William Austin Ligon (born ca. 1951) is the co-founder and retired CEO of CarMax. He retired in June 2006, and is now a private angel-stage investor. Among his recent investments are Gazelle, Redfin, Rev.com, Car Trade (India), Eneza Education (Kenya) and Tazza Kitchen.

== Early life and education ==
Ligon earned a B.A. in 1973 from the Plan II Honors program at the University of Texas at Austin, where he was elected to Phi Beta Kappa and was a member of the Tejas Club. He studied at the Pontificia Universidad Catolica del Peru in Lima, Peru in 1972/73. He subsequently earned his M.A. in Economics in 1978 from the University of Texas at Austin, and an M.B.A. in 1980 from the Yale School of Management.

==Career==
Ligon started his career as a health economist in Dallas and San Antonio during 1976-78, and was a Teaching Fellow in economics at the University of Texas at Austin from 1973 to 1976.

He worked as a senior consultant for the Boston Consulting Group in London, England, from 1980 to 1983 and an independent financial consultant in Bangkok, Thailand during 1983-84.

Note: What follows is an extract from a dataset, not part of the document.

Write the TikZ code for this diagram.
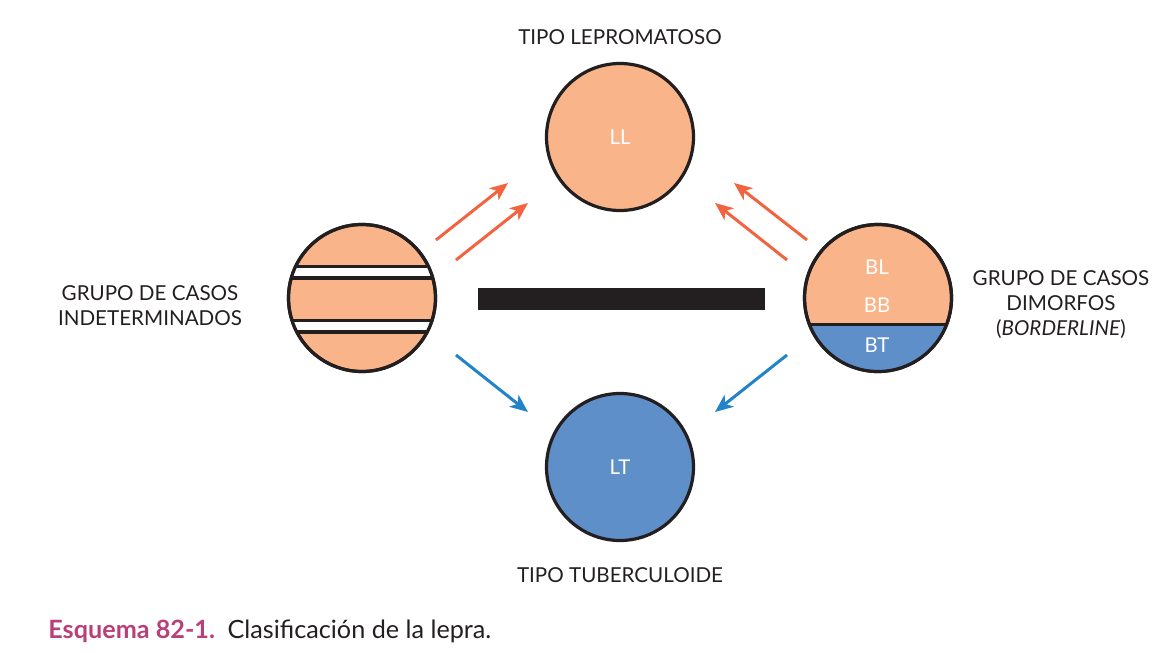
\documentclass[tikz,border=0pt]{standalone}
\usepackage{fontspec}
\setmainfont{Lato}
\usetikzlibrary{arrows.meta,positioning}
\definecolor{lepsalmon}{HTML}{F9B48A}
\definecolor{lepblue}{HTML}{5E8FC9}
\definecolor{leporange}{HTML}{F26440}
\definecolor{lepcyan}{HTML}{2383C8}
\definecolor{lepdark}{HTML}{231F20}
\definecolor{lepmagenta}{HTML}{B8407A}

\begin{document}
\begin{tikzpicture}[x=0.5pt,y=-0.5pt,
    disc/.style={circle,draw=lepdark,line width=1.6pt,minimum size=73.5pt,inner sep=0pt,
      font=\fontsize{10.2}{12}\selectfont,text=white},
    lbl/.style={font=\fontsize{10.3}{12.5}\selectfont,text=lepdark,align=center},
    intxt/.style={font=\fontsize{10.2}{12}\selectfont,text=white},
    uparrow/.style={leporange,line width=1.5pt,-{Stealth[length=9pt,width=7.5pt,inset=2.5pt]}},
    downarrow/.style={lepcyan,line width=1.5pt,-{Stealth[length=9pt,width=7.5pt,inset=2.5pt]}}]
    \useasboundingbox (0,0) rectangle (1170,652);
    % circles
    \node[disc,fill=lepsalmon] (ll) at (620,137) {LL};
    \node[disc,fill=lepblue]   (lt) at (620,467) {LT};
    \node[disc,fill=lepsalmon] (ind) at (362,298) {};
    \node[disc,fill=lepsalmon] (dim) at (878,298) {};
    % stripes of the indeterminate group
    \begin{scope}
      \clip (ind.center) circle[radius=73.5];
      \foreach \ya in {266.5,320.5}
        \draw[lepdark,line width=1.75pt,fill=white] (250,\ya) rectangle (480,\ya+11.5);
    \end{scope}
    \draw[lepdark,line width=1.6pt] (ind.center) circle[radius=73.5];
    % split of the borderline group
    \begin{scope}
      \clip (dim.center) circle[radius=73.5];
      \fill[lepblue] (790,324.5) rectangle (970,380);
      \draw[lepdark,line width=1.75pt] (790,324.5) -- (970,324.5);
    \end{scope}
    \draw[lepdark,line width=1.6pt] (dim.center) circle[radius=73.5];
    \node[intxt] (bl) at (877,267) {BL};
    \node[intxt] (bb) at (877,305) {BB};
    \node[intxt] (bt) at (877,345) {BT};
    % central bar
    \node[fill=lepdark,minimum width=143.5pt,minimum height=11pt,inner sep=0pt] (bar) at (621.5,299) {};
    % arrows
    \coordinate (a1s) at (436,240); \coordinate (a1e) at (508,183);
    \coordinate (a2s) at (456,260); \coordinate (a2e) at (528,203);
    \coordinate (b1s) at (807,240); \coordinate (b1e) at (734,183);
    \coordinate (b2s) at (787,260); \coordinate (b2e) at (715,203);
    \coordinate (cs) at (456,355);  \coordinate (ce) at (528,412);
    \coordinate (ds) at (787,355);  \coordinate (de) at (715,412);
    \draw[uparrow] (a1s) -- (a1e);
    \draw[uparrow] (a2s) -- (a2e);
    \draw[uparrow] (b1s) -- (b1e);
    \draw[uparrow] (b2s) -- (b2e);
    \draw[downarrow] (cs) -- (ce);
    \draw[downarrow] (ds) -- (de);
    % labels
    \node[lbl] (lltitle) at (620,37) {TIPO LEPROMATOSO};
    \node[lbl] (lttitle) at (620,575) {TIPO TUBERCULOIDE};
    \node[lbl] (indtitle) at (150,306) {GRUPO DE CASOS\\INDETERMINADOS};
    \node[lbl] (dimtitle) at (1061,305) {GRUPO DE CASOS\\DIMORFOS\\(\textit{BORDERLINE})};
    \node[anchor=west,inner sep=0pt,font=\fontsize{12.6}{15}\selectfont,text=lepdark] (caption) at (48,631)
      {\textcolor{lepmagenta}{\bfseries Esquema 82-1.}\enspace Clasificación de la lepra.};
\end{tikzpicture}
\end{document}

Ligon became senior vice president of strategic planning for Marriott Corporation Hotels and Resorts. He joined Marriott in 1984 as director of corporate planning, and served as vice president of both marketing and concept general management in the family restaurant division.

Ligon and Richard Sharp, then CEO of Circuit City, developed the CarMax idea together in 1991 and launched the first CarMax store in Richmond, Virginia, in 1993.

Austin became Sr. VP of Automotive in 1992, and President of CarMax in 1995. He led the company through a decade and a half of rapid growth, including its IPO as a tracking stock of Circuit City in 1997. He added the title of CEO upon the company's spin off from Circuit City in 2002.

== Civic involvement ==
The primary focus of Ligon's community involvement is education. He is a member of the governing board of St. John's College (Annapolis and Santa Fe), and, formerly, The University of Virginia and the University of Virginia Investment Management Company (UVIMCO).

He was formerly an advisory board member of the Yale School of Management, the Plan II Honors Program at the University of Texas Austin, and advisory board chairman of the Center for Talented Youth (CTY) at Johns Hopkins University Ligon created the "Ligon-Lamsam International Study Abroad" fund at the University of Texas at Austin.

He also serves on the board of several venture start-up companies.

== Recognition ==
He received a lifetime achievement award at The Tejas Club's 85th anniversary in October 2010.